All of the listing below must be repeated word for word. Pictures are the only thing to omit.
************
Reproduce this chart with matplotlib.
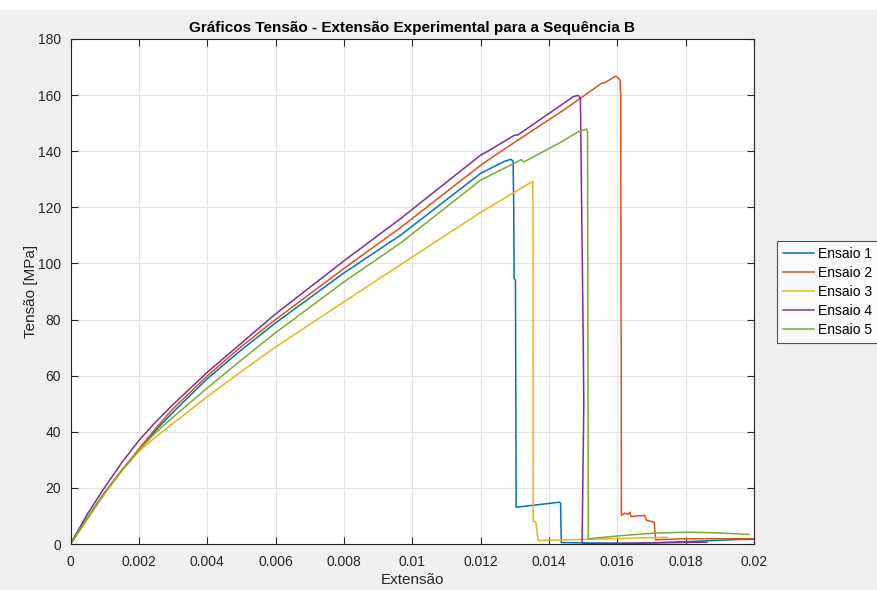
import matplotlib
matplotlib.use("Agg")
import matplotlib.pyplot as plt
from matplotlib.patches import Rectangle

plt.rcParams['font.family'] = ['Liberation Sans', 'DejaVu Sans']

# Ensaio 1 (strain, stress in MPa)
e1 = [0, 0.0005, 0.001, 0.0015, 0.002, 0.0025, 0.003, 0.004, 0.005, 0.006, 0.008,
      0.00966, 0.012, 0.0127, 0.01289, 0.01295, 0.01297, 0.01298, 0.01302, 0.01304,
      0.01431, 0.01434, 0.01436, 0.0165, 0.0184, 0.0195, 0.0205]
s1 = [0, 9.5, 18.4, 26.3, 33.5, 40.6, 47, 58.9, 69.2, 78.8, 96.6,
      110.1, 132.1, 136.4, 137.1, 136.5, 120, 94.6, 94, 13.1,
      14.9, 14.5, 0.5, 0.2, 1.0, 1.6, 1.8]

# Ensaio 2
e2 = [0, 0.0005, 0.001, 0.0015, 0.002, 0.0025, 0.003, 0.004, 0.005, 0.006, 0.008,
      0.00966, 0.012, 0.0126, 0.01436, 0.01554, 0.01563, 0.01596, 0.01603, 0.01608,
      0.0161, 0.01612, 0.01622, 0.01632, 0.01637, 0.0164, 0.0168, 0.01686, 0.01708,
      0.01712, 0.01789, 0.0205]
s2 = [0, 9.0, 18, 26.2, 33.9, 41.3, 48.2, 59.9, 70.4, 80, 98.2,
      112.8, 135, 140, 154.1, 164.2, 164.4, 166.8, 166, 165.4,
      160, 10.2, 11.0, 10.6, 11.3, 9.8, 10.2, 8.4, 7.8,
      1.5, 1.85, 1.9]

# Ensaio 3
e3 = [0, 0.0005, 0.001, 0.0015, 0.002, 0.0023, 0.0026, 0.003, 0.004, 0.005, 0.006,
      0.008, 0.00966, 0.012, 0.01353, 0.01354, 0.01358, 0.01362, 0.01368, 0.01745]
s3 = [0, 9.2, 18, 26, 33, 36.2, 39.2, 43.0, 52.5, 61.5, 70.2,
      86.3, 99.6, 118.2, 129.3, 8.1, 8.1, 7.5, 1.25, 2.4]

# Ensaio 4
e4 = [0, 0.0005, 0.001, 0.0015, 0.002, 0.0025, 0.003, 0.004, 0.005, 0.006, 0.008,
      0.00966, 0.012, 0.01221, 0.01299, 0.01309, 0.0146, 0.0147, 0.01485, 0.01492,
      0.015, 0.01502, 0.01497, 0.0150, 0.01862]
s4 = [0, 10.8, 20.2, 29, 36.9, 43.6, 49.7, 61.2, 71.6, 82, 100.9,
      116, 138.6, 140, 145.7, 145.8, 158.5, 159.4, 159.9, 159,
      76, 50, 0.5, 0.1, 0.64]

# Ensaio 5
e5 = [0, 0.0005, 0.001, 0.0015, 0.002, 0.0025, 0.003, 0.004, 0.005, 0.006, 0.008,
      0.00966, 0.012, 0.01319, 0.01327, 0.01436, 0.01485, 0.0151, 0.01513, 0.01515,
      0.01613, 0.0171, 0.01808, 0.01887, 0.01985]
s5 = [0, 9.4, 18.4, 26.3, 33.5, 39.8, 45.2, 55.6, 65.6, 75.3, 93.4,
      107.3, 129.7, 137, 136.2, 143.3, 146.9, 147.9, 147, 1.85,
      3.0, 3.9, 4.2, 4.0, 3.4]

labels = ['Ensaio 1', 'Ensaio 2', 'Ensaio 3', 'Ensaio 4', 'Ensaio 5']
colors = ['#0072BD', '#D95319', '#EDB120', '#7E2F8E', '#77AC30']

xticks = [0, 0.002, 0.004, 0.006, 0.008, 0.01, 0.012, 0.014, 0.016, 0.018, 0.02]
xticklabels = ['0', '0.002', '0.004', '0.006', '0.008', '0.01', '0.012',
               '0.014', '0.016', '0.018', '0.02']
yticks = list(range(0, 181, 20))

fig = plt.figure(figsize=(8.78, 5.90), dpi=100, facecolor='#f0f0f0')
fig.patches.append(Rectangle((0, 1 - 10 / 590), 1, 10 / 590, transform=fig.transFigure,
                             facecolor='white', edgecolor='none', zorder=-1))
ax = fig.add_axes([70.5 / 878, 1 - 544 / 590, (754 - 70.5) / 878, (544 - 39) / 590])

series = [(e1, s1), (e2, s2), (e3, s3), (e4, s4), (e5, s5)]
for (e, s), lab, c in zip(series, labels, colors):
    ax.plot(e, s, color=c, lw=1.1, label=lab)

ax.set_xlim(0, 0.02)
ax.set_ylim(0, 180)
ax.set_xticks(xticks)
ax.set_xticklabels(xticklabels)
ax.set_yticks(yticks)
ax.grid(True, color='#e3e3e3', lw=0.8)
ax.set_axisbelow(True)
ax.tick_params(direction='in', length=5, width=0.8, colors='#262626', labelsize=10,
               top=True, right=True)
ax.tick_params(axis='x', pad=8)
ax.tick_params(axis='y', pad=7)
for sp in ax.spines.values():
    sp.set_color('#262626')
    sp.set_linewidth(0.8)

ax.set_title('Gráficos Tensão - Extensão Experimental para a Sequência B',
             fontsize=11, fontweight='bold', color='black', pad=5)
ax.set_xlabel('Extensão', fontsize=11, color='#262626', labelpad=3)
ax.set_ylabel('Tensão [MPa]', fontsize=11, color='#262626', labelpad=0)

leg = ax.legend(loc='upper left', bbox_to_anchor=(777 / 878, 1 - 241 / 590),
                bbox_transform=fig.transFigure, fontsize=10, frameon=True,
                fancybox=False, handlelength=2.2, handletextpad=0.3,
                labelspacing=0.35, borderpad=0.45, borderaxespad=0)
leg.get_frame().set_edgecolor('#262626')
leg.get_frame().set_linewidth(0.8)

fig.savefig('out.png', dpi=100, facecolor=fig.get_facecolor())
************
* SOLUTION:
Reproduce this chart with matplotlib.
import matplotlib
matplotlib.use("Agg")
import matplotlib.pyplot as plt
from matplotlib.patches import Rectangle

plt.rcParams['font.family'] = ['Liberation Sans', 'DejaVu Sans']

# Ensaio 1 (strain, stress in MPa)
e1 = [0, 0.0005, 0.001, 0.0015, 0.002, 0.0025, 0.003, 0.004, 0.005, 0.006, 0.008,
      0.00966, 0.012, 0.0127, 0.01289, 0.01295, 0.01297, 0.01298, 0.01302, 0.01304,
      0.01431, 0.01434, 0.01436, 0.0165, 0.0184, 0.0195, 0.0205]
s1 = [0, 9.5, 18.4, 26.3, 33.5, 40.6, 47, 58.9, 69.2, 78.8, 96.6,
      110.1, 132.1, 136.4, 137.1, 136.5, 120, 94.6, 94, 13.1,
      14.9, 14.5, 0.5, 0.2, 1.0, 1.6, 1.8]

# Ensaio 2
e2 = [0, 0.0005, 0.001, 0.0015, 0.002, 0.0025, 0.003, 0.004, 0.005, 0.006, 0.008,
      0.00966, 0.012, 0.0126, 0.01436, 0.01554, 0.01563, 0.01596, 0.01603, 0.01608,
      0.0161, 0.01612, 0.01622, 0.01632, 0.01637, 0.0164, 0.0168, 0.01686, 0.01708,
      0.01712, 0.01789, 0.0205]
s2 = [0, 9.0, 18, 26.2, 33.9, 41.3, 48.2, 59.9, 70.4, 80, 98.2,
      112.8, 135, 140, 154.1, 164.2, 164.4, 166.8, 166, 165.4,
      160, 10.2, 11.0, 10.6, 11.3, 9.8, 10.2, 8.4, 7.8,
      1.5, 1.85, 1.9]

# Ensaio 3
e3 = [0, 0.0005, 0.001, 0.0015, 0.002, 0.0023, 0.0026, 0.003, 0.004, 0.005, 0.006,
      0.008, 0.00966, 0.012, 0.01353, 0.01354, 0.01358, 0.01362, 0.01368, 0.01745]
s3 = [0, 9.2, 18, 26, 33, 36.2, 39.2, 43.0, 52.5, 61.5, 70.2,
      86.3, 99.6, 118.2, 129.3, 8.1, 8.1, 7.5, 1.25, 2.4]

# Ensaio 4
e4 = [0, 0.0005, 0.001, 0.0015, 0.002, 0.0025, 0.003, 0.004, 0.005, 0.006, 0.008,
      0.00966, 0.012, 0.01221, 0.01299, 0.01309, 0.0146, 0.0147, 0.01485, 0.01492,
      0.015, 0.01502, 0.01497, 0.0150, 0.01862]
s4 = [0, 10.8, 20.2, 29, 36.9, 43.6, 49.7, 61.2, 71.6, 82, 100.9,
      116, 138.6, 140, 145.7, 145.8, 158.5, 159.4, 159.9, 159,
      76, 50, 0.5, 0.1, 0.64]

# Ensaio 5
e5 = [0, 0.0005, 0.001, 0.0015, 0.002, 0.0025, 0.003, 0.004, 0.005, 0.006, 0.008,
      0.00966, 0.012, 0.01319, 0.01327, 0.01436, 0.01485, 0.0151, 0.01513, 0.01515,
      0.01613, 0.0171, 0.01808, 0.01887, 0.01985]
s5 = [0, 9.4, 18.4, 26.3, 33.5, 39.8, 45.2, 55.6, 65.6, 75.3, 93.4,
      107.3, 129.7, 137, 136.2, 143.3, 146.9, 147.9, 147, 1.85,
      3.0, 3.9, 4.2, 4.0, 3.4]

labels = ['Ensaio 1', 'Ensaio 2', 'Ensaio 3', 'Ensaio 4', 'Ensaio 5']
colors = ['#0072BD', '#D95319', '#EDB120', '#7E2F8E', '#77AC30']

xticks = [0, 0.002, 0.004, 0.006, 0.008, 0.01, 0.012, 0.014, 0.016, 0.018, 0.02]
xticklabels = ['0', '0.002', '0.004', '0.006', '0.008', '0.01', '0.012',
               '0.014', '0.016', '0.018', '0.02']
yticks = list(range(0, 181, 20))

fig = plt.figure(figsize=(8.78, 5.90), dpi=100, facecolor='#f0f0f0')
fig.patches.append(Rectangle((0, 1 - 10 / 590), 1, 10 / 590, transform=fig.transFigure,
                             facecolor='white', edgecolor='none', zorder=-1))
ax = fig.add_axes([70.5 / 878, 1 - 544 / 590, (754 - 70.5) / 878, (544 - 39) / 590])

series = [(e1, s1), (e2, s2), (e3, s3), (e4, s4), (e5, s5)]
for (e, s), lab, c in zip(series, labels, colors):
    ax.plot(e, s, color=c, lw=1.1, label=lab)

ax.set_xlim(0, 0.02)
ax.set_ylim(0, 180)
ax.set_xticks(xticks)
ax.set_xticklabels(xticklabels)
ax.set_yticks(yticks)
ax.grid(True, color='#e3e3e3', lw=0.8)
ax.set_axisbelow(True)
ax.tick_params(direction='in', length=5, width=0.8, colors='#262626', labelsize=10,
               top=True, right=True)
ax.tick_params(axis='x', pad=8)
ax.tick_params(axis='y', pad=7)
for sp in ax.spines.values():
    sp.set_color('#262626')
    sp.set_linewidth(0.8)

ax.set_title('Gráficos Tensão - Extensão Experimental para a Sequência B',
             fontsize=11, fontweight='bold', color='black', pad=5)
ax.set_xlabel('Extensão', fontsize=11, color='#262626', labelpad=3)
ax.set_ylabel('Tensão [MPa]', fontsize=11, color='#262626', labelpad=0)

leg = ax.legend(loc='upper left', bbox_to_anchor=(777 / 878, 1 - 241 / 590),
                bbox_transform=fig.transFigure, fontsize=10, frameon=True,
                fancybox=False, handlelength=2.2, handletextpad=0.3,
                labelspacing=0.35, borderpad=0.45, borderaxespad=0)
leg.get_frame().set_edgecolor('#262626')
leg.get_frame().set_linewidth(0.8)

fig.savefig('out.png', dpi=100, facecolor=fig.get_facecolor())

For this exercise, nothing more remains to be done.